PROBLEM TO SOLVE :: Please print exactly the lines below, from the start of the material up to and including the line with "from matplotlib.ticker import", but none of the pictures.

___ DATASET SECTION

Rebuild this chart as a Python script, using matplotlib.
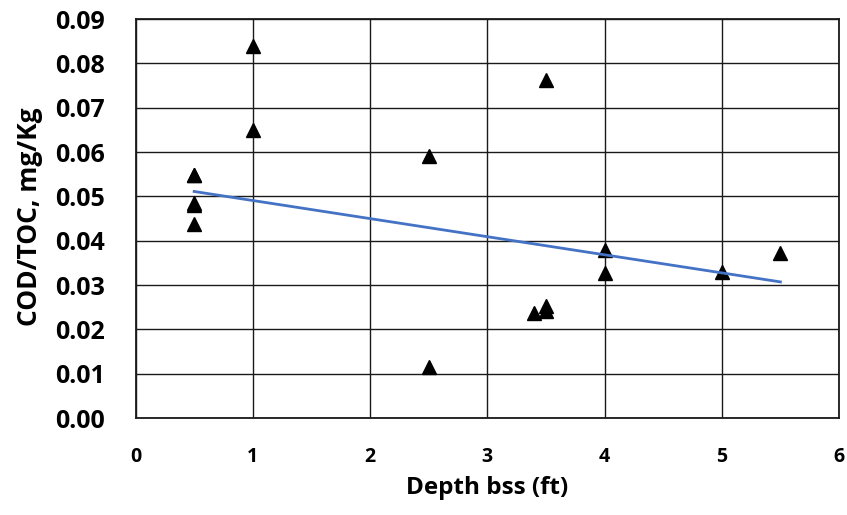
import matplotlib
matplotlib.use("Agg")
import matplotlib.pyplot as plt
from matplotlib.ticker import FixedLocator, FixedFormatter

# Sample depth below sediment surface (ft) and COD/TOC ratio (mg/Kg)
depth_ft = [0.5, 0.5, 0.5, 0.5, 0.5, 1.0, 1.0, 2.5, 2.5,
            3.4, 3.5, 3.5, 3.5, 4.0, 4.0, 5.0, 5.5]
cod_toc = [0.0548, 0.0485, 0.0480, 0.0438, 0.0548, 0.0838, 0.0650, 0.0591, 0.0116,
           0.0236, 0.0253, 0.0242, 0.0762, 0.0380, 0.0327, 0.0329, 0.0372]

# Linear trend line end points
trend_x = [0.5, 5.5]
trend_y = [0.0511, 0.0307]

x_ticks = [0, 1, 2, 3, 4, 5, 6]
y_ticks = [0.00, 0.01, 0.02, 0.03, 0.04, 0.05, 0.06, 0.07, 0.08, 0.09]
x_tick_labels = ['0', '1', '2', '3', '4', '5', '6']
y_tick_labels = ['0.00', '0.01', '0.02', '0.03', '0.04', '0.05', '0.06', '0.07', '0.08', '0.09']

plt.rcParams['font.family'] = ['Open Sans', 'DejaVu Sans']
plt.rcParams['font.weight'] = 'bold'
plt.rcParams['axes.labelweight'] = 'bold'

fig = plt.figure(figsize=(8.47, 5.15), dpi=100)
ax = fig.add_axes([0.160, 0.1883, 0.8306, 0.7748])

ax.set_xlim(0, 6)
ax.set_ylim(0, 0.09)
ax.xaxis.set_major_locator(FixedLocator(x_ticks))
ax.xaxis.set_major_formatter(FixedFormatter(x_tick_labels))
ax.yaxis.set_major_locator(FixedLocator(y_ticks))
ax.yaxis.set_major_formatter(FixedFormatter(y_tick_labels))

ax.grid(True, color='#1a1a1a', linewidth=1.0)
ax.set_axisbelow(True)
for s in ax.spines.values():
    s.set_color('#1a1a1a')
    s.set_linewidth(1.3)

ax.tick_params(axis='both', length=0, colors='black')
ax.tick_params(axis='x', labelsize=14, pad=21)
ax.tick_params(axis='y', labelsize=18, pad=22)

ax.plot(depth_ft, cod_toc, linestyle='none', marker='^', markersize=10.5,
        color='black', zorder=3, clip_on=False)
ax.plot(trend_x, trend_y, color='#4472C4', linewidth=2.0, zorder=4)

ax.set_xlabel('Depth bss (ft)', fontsize=17.5, fontweight='bold')
ax.set_ylabel('COD/TOC, mg/Kg', fontsize=19, fontweight='bold')
ax.xaxis.set_label_coords(0.5, -0.145)
ax.yaxis.set_label_coords(-0.131, 0.505)

fig.savefig('out.png', dpi=100)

______

RESPONSE TO THIS TASK ::
Rebuild this chart as a Python script, using matplotlib.
import matplotlib
matplotlib.use("Agg")
import matplotlib.pyplot as plt
from matplotlib.ticker import FixedLocator, FixedFormatter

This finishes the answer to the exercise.